As Chinese New Year is a time for festivities and well-wishing among the Chinese people, some also get excited of traditions and practices during New Year. Nida Gallardo, 56 years old with Chinese ancestry said that until today, she still looks forward to the Chinese New Year as much as Catholics get excited about the merriment of the Christmas season.
“I only have one fourth Chinese blood in me and yet I choose to actively participate in most of the Chinese practices during New Year. One of my favorites is wearing red because that color brings luck and prosperity to people,” Gallardo said.
She says that most of what we know of Chinese beliefs and traditions revolve around the Chinese people’s love for symbolism and object associations. She explains that Chinese people eat and share the “Tikoy” because of its stickiness which will bring strength to family ties. The same can be about their belief that round fruits such as grapes, oranges, and pears bring money because of their similarity with coin’s shape and that “pancit” can bring long life because of the strands’ length. Aside from these, she says that most Chinese look forward to witnessing the fireworks ceremony which not only adds to the noise of the celebration but also are believed to ward off evil spirits in the area.

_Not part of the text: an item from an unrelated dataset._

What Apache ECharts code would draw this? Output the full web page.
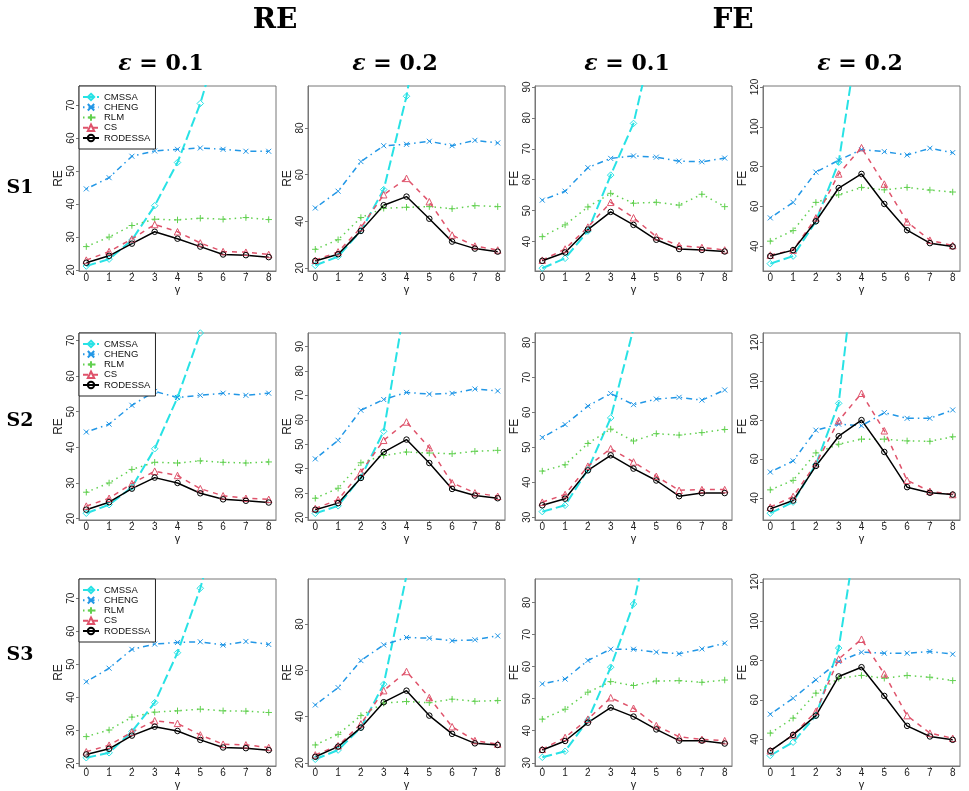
<!DOCTYPE html>
<html>
<head>
<meta charset="utf-8">
<title>RE / FE</title>
<script src="https://cdn.jsdelivr.net/npm/echarts@6/dist/echarts.min.js"></script>
<style>
  html, body { margin: 0; padding: 0; background: #fff; }
  #main { width: 969px; height: 791px; }
</style>
</head>
<body>
<div id="main"></div>
<script>
// x axis: gamma
const gamma = [0, 1, 2, 3, 4, 5, 6, 7, 8];
const methods = ['CMSSA', 'CHENG', 'RLM', 'CS', 'RODESSA'];

// one row per method (same order as `methods`), one value per gamma
const S1_RE_e1 = [
    [21.2, 23.3, 29.1, 39.5, 52.6, 70.5, 94, 126, 168],
    [44.6, 48.0, 54.5, 56.1, 56.6, 57.0, 56.6, 56.0, 56.0],
    [27.1, 30.0, 33.5, 35.4, 35.2, 35.7, 35.4, 35.9, 35.3],
    [23.0, 25.6, 29.4, 33.8, 31.6, 28.2, 25.6, 25.4, 24.7],
    [22.2, 24.3, 28.0, 31.6, 29.5, 27.1, 24.7, 24.5, 23.9]
];
const S1_RE_e2 = [
    [21.1, 24.9, 35.9, 53.6, 93.6, 150, 230, 350, 530],
    [45.7, 52.9, 65.6, 72.4, 73.0, 74.3, 72.4, 74.7, 73.6],
    [28.0, 32.1, 41.6, 45.6, 46.0, 46.3, 45.4, 46.7, 46.3],
    [23.3, 26.9, 37.3, 51.4, 58.4, 48.4, 34.1, 29.4, 27.7],
    [23.0, 25.9, 35.9, 46.9, 50.6, 41.1, 31.3, 28.3, 27.0]
];
const S1_FE_e1 = [
    [31.4, 34.6, 43.4, 61.5, 78.2, 110, 150, 200, 260],
    [53.4, 56.3, 63.9, 66.9, 67.7, 67.3, 66.0, 65.8, 67.0],
    [41.6, 45.4, 51.2, 55.6, 52.4, 52.7, 51.8, 55.3, 51.3],
    [34.0, 37.6, 44.7, 52.7, 47.7, 41.6, 38.7, 38.1, 37.3],
    [33.8, 36.5, 43.9, 49.6, 45.4, 40.6, 37.6, 37.3, 36.8]
];
const S1_FE_e2 = [
    [31.2, 35.0, 52.5, 82.2, 157, 240, 360, 540, 800],
    [54.2, 62.0, 77.2, 83.2, 88.5, 87.5, 85.8, 89.2, 87.0],
    [42.5, 47.8, 62.0, 65.8, 69.5, 68.3, 69.5, 68.2, 67.2],
    [35.5, 38.0, 54.2, 76.3, 89.5, 71.2, 52.2, 43.0, 40.3],
    [35.0, 38.0, 52.5, 69.2, 76.3, 61.2, 48.0, 41.5, 39.8]
];
const S2_RE_e1 = [
    [21.5, 23.9, 28.8, 39.6, 54.0, 72.1, 96, 128, 170],
    [44.3, 46.5, 51.8, 55.7, 54.0, 54.6, 55.2, 54.6, 55.2],
    [27.4, 30.0, 33.8, 35.8, 35.6, 36.2, 35.8, 35.6, 35.9],
    [23.5, 25.7, 29.8, 33.3, 32.1, 28.4, 26.4, 25.7, 25.4],
    [22.5, 24.6, 28.4, 31.5, 30.0, 27.1, 25.4, 25.0, 24.5]
];
const S2_RE_e2 = [
    [21.7, 24.8, 36.5, 55.3, 111, 180, 280, 430, 650],
    [44.0, 51.6, 63.9, 68.3, 71.2, 70.5, 70.8, 72.6, 71.8],
    [27.9, 32.0, 42.4, 45.4, 46.8, 46.4, 46.1, 47.1, 47.5],
    [23.7, 27.3, 38.6, 51.6, 59.1, 48.6, 34.2, 30.1, 28.7],
    [23.2, 25.9, 36.2, 46.8, 51.9, 42.3, 31.7, 29.0, 27.9]
];
const S2_FE_e1 = [
    [31.6, 33.4, 43.6, 58.4, 84, 120, 170, 240, 330],
    [52.8, 56.5, 61.8, 65.4, 62.2, 63.8, 64.3, 63.5, 66.4],
    [43.2, 45.0, 51.1, 55.2, 51.8, 53.9, 53.5, 54.2, 55.1],
    [34.3, 36.5, 44.6, 49.6, 45.8, 41.7, 37.7, 37.9, 37.9],
    [33.4, 35.3, 43.4, 47.7, 43.9, 40.5, 36.0, 36.9, 36.9]
];
const S2_FE_e2 = [
    [32.1, 37.8, 57.2, 88.6, 190, 300, 460, 700, 1050],
    [53.3, 59.0, 74.8, 77.9, 77.1, 83.8, 80.9, 80.9, 85.2],
    [44.1, 49.0, 63.1, 67.6, 70.2, 70.2, 69.3, 69.1, 71.4],
    [35.2, 40.7, 57.6, 79.7, 93.8, 74.5, 49.0, 43.4, 41.7],
    [34.3, 38.6, 56.4, 71.7, 80.0, 63.6, 45.5, 42.6, 41.7]
];
const S3_RE_e1 = [
    [21.7, 23.2, 29.6, 38.4, 53.5, 73.0, 98, 130, 175],
    [44.7, 48.8, 54.5, 56.1, 56.6, 56.8, 55.8, 56.9, 56.0],
    [28.1, 30.1, 34.0, 35.5, 35.9, 36.4, 35.9, 35.8, 35.4],
    [23.5, 25.5, 29.5, 32.9, 32.1, 28.6, 25.8, 25.6, 24.8],
    [22.7, 24.4, 28.4, 31.1, 29.8, 27.1, 24.8, 24.6, 24.0]
];
const S3_RE_e2 = [
    [21.5, 25.5, 35.2, 54.0, 101, 160, 250, 380, 580],
    [45.0, 52.5, 64.2, 71.0, 74.2, 73.9, 72.8, 73.2, 74.9],
    [27.7, 32.3, 40.4, 45.8, 46.5, 46.0, 47.5, 46.6, 46.9],
    [23.4, 27.4, 36.8, 51.2, 59.5, 48.2, 35.6, 29.6, 28.1],
    [22.6, 27.0, 35.2, 46.2, 51.2, 40.4, 32.5, 28.4, 27.7]
];
const S3_FE_e1 = [
    [31.7, 33.6, 43.3, 59.8, 79.5, 112, 150, 200, 270],
    [54.6, 56.1, 61.9, 65.4, 65.4, 64.5, 64.0, 65.5, 67.3],
    [43.6, 46.7, 52.0, 55.3, 54.1, 55.5, 55.6, 55.1, 55.8],
    [34.2, 37.9, 43.6, 50.3, 47.0, 41.6, 38.1, 37.3, 36.9],
    [34.0, 36.8, 42.5, 47.2, 44.4, 40.4, 36.9, 36.9, 36.0]
];
const S3_FE_e2 = [
    [31.7, 38.5, 52.0, 86.3, 161, 250, 380, 570, 850],
    [52.7, 60.8, 70.2, 79.5, 84.2, 83.7, 83.7, 84.6, 83.2],
    [43.1, 50.7, 63.4, 71.0, 72.4, 71.0, 72.4, 71.5, 69.8],
    [34.1, 42.2, 54.1, 80.7, 90.8, 73.2, 52.0, 43.1, 40.5],
    [34.1, 42.2, 52.0, 71.9, 76.6, 62.0, 46.8, 41.4, 39.7]
];

// y tick labels
const ticksA = [20, 30, 40, 50, 60, 70];
const ticksB = [20, 40, 60, 80];
const ticksC = [20, 30, 40, 50, 60, 70, 80, 90];
const ticksD = [30, 40, 50, 60, 70, 80];
const ticksE = [40, 50, 60, 70, 80, 90];
const ticksF = [40, 60, 80, 100, 120];

const colTitles = ['RE', 'FE'];
const epsTitles = ['0.1', '0.2', '0.1', '0.2'];
const rowTitles = ['S1', 'S2', 'S3'];

// panel layout
const colLeft = [79, 308, 535, 763];
const rowTop = [86, 333, 579];
const rowH = [185, 187, 187];
const boxW = 197;

const panels = [
    {row: 0, col: 0, data: S1_RE_e1, ticks: ticksA, yr: [19.7, 75.8], name: 'RE'},
    {row: 0, col: 1, data: S1_RE_e2, ticks: ticksB, yr: [18.7, 98], name: 'RE'},
    {row: 0, col: 2, data: S1_FE_e1, ticks: ticksE, yr: [30.5, 90.3], name: 'FE'},
    {row: 0, col: 3, data: S1_FE_e2, ticks: ticksF, yr: [27.5, 120.5], name: 'FE'},
    {row: 1, col: 0, data: S2_RE_e1, ticks: ticksA, yr: [19.6, 72.1], name: 'RE'},
    {row: 1, col: 1, data: S2_RE_e2, ticks: ticksC, yr: [19, 95.5], name: 'RE'},
    {row: 1, col: 2, data: S2_FE_e1, ticks: ticksD, yr: [29.2, 82.7], name: 'FE'},
    {row: 1, col: 3, data: S2_FE_e2, ticks: ticksF, yr: [28.6, 124.8], name: 'FE'},
    {row: 2, col: 0, data: S3_RE_e1, ticks: ticksA, yr: [19.2, 75.8], name: 'RE'},
    {row: 2, col: 1, data: S3_RE_e2, ticks: ticksB, yr: [18.6, 99.5], name: 'RE'},
    {row: 2, col: 2, data: S3_FE_e1, ticks: ticksD, yr: [29.0, 87.3], name: 'FE'},
    {row: 2, col: 3, data: S3_FE_e2, ticks: ticksF, yr: [26.4, 121.4], name: 'FE'}
];

// R palette colours / lty / pch
const colors = ['#28E2E5', '#2297E6', '#61D04F', '#DF536B', '#000000'];
const dashes = [[10, 4], [1.5, 4, 6, 4], [1.5, 4], [5, 5], 'solid'];
const widths = [2, 1.5, 1.5, 1.5, 1.5];
const symbols = [
    'diamond',
    'path://M0,0L10,10M10,0L0,10',
    'path://M5,0L5,10M0,5L10,5',
    'triangle',
    'circle'
];
const symSizes = [6.5, 5, 6.5, 6.5, 5.5];

const sans = 'Liberation Sans, Arial, sans-serif';
const serif = 'DejaVu Serif, Liberation Serif, serif';
const axisGray = '#777';

const grids = [], xAxes = [], yAxes = [], series = [], legends = [];
panels.forEach((p, i) => {
    grids.push({
        left: colLeft[p.col], top: rowTop[p.row], width: boxW, height: rowH[p.row],
        show: true, borderColor: axisGray, borderWidth: 1,
        containLabel: false, outerBoundsMode: 'none'
    });
    xAxes.push({
        gridIndex: i, type: 'value', min: -0.32, max: 8.32,
        name: 'γ', nameLocation: 'middle', nameGap: 13,
        nameTextStyle: {fontFamily: sans, fontSize: 11, color: '#222'},
        axisLine: {show: true, onZero: false, lineStyle: {color: axisGray}},
        axisTick: {show: true, customValues: gamma, length: 3, lineStyle: {color: axisGray}},
        axisLabel: {customValues: gamma, margin: 2, fontSize: 10, fontFamily: sans, color: '#222'},
        splitLine: {show: false}
    });
    yAxes.push({
        gridIndex: i, type: 'value', min: p.yr[0], max: p.yr[1],
        name: p.name, nameLocation: 'middle', nameGap: 12, nameRotate: 90,
        nameTextStyle: {fontFamily: sans, fontSize: 12, color: '#222'},
        axisLine: {show: true, onZero: false, lineStyle: {color: axisGray}},
        axisTick: {show: true, customValues: p.ticks, length: 3, lineStyle: {color: axisGray}},
        axisLabel: {customValues: p.ticks, rotate: 90, margin: 3, fontSize: 10, fontFamily: sans, color: '#222'},
        splitLine: {show: false}
    });
    methods.forEach((m, k) => {
        series.push({
            type: 'line', name: m, xAxisIndex: i, yAxisIndex: i,
            data: gamma.map((g, j) => [g, p.data[k][j]]),
            symbol: symbols[k], symbolSize: symSizes[k],
            lineStyle: {color: colors[k], width: widths[k], type: dashes[k]},
            itemStyle: {color: 'rgba(255,255,255,0)', borderColor: colors[k], borderWidth: 1},
            clip: true, silent: true, animation: false
        });
    });
});

rowTop.forEach(t => {
    legends.push({
        left: colLeft[0], top: t, orient: 'vertical', data: methods,
        itemWidth: 16, itemHeight: 8, itemGap: 0.25,
        padding: [6, 5, 6, 3], borderColor: '#222', borderWidth: 1,
        backgroundColor: '#fff', selectedMode: false,
        textStyle: {fontSize: 9.5, lineHeight: 10, fontFamily: sans, color: '#111'}
    });
});

const graphic = [];
const headX = [275, 733];
colTitles.forEach((t, i) => {
    graphic.push({type: 'text', x: headX[i], y: 21, style: {
        text: t, textAlign: 'center', textVerticalAlign: 'middle',
        fontFamily: serif, fontWeight: 'bold', fontSize: 28, fill: '#000'}});
});
const epsX = [161, 395, 627, 860];
epsTitles.forEach((t, i) => {
    graphic.push({type: 'text', x: epsX[i], y: 64, style: {
        text: '{e|ε} = ' + t, textAlign: 'center', textVerticalAlign: 'middle',
        fontFamily: serif, fontWeight: 'bold', fontSize: 22, fill: '#000',
        rich: {e: {fontStyle: 'italic', fontWeight: 'bold', fontFamily: serif, fontSize: 22}}}});
});
const rowY = [188, 421, 655];
rowTitles.forEach((t, i) => {
    graphic.push({type: 'text', x: 20, y: rowY[i], style: {
        text: t, textAlign: 'center', textVerticalAlign: 'middle',
        fontFamily: serif, fontWeight: 'bold', fontSize: 19, fill: '#000'}});
});

const chart = echarts.init(document.getElementById('main'), null, {renderer: 'canvas'});
chart.setOption({
    backgroundColor: '#fff',
    animation: false,
    grid: grids,
    xAxis: xAxes,
    yAxis: yAxes,
    legend: legends,
    graphic: graphic,
    series: series
});
</script>
</body>
</html>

Even with all the craze about the Chinese symbolism and beliefs in Feng Shui, Chinese people largely choose to believe in their own capabilities most especially in the quest to improve themselves and their positions in life, such as in business.
“Of course I believe in Feng Shui. It is not only something that is superstition but it is science. So you have to do consult someone who can do it very well or you might end up unfortunate. However, even if you do all the things the Feng Shui experts tell you to do, without personal efforts to improve yourself you will never succeed,” Leong said.
The same wisdom also comes from Juan Sia, former city councilor and owner of multiple successful businesses in the city. He said that while there is no harm in celebrating the Chinese New Year and acting in accordance to what the Feng Shui says, one must still be mindful of the efforts one does for one’s self. He says that there is no “lucky” or “unlucky” year for a person’s endeavors, it is up to the person to put into reality the things he wants in life.
“Believing in those is okay, but you must always make sure that you have the right ability and strength for your ventures. Only with believing in yourself and admitting your weaknesses and faults can you really be successful in life,” Sia said.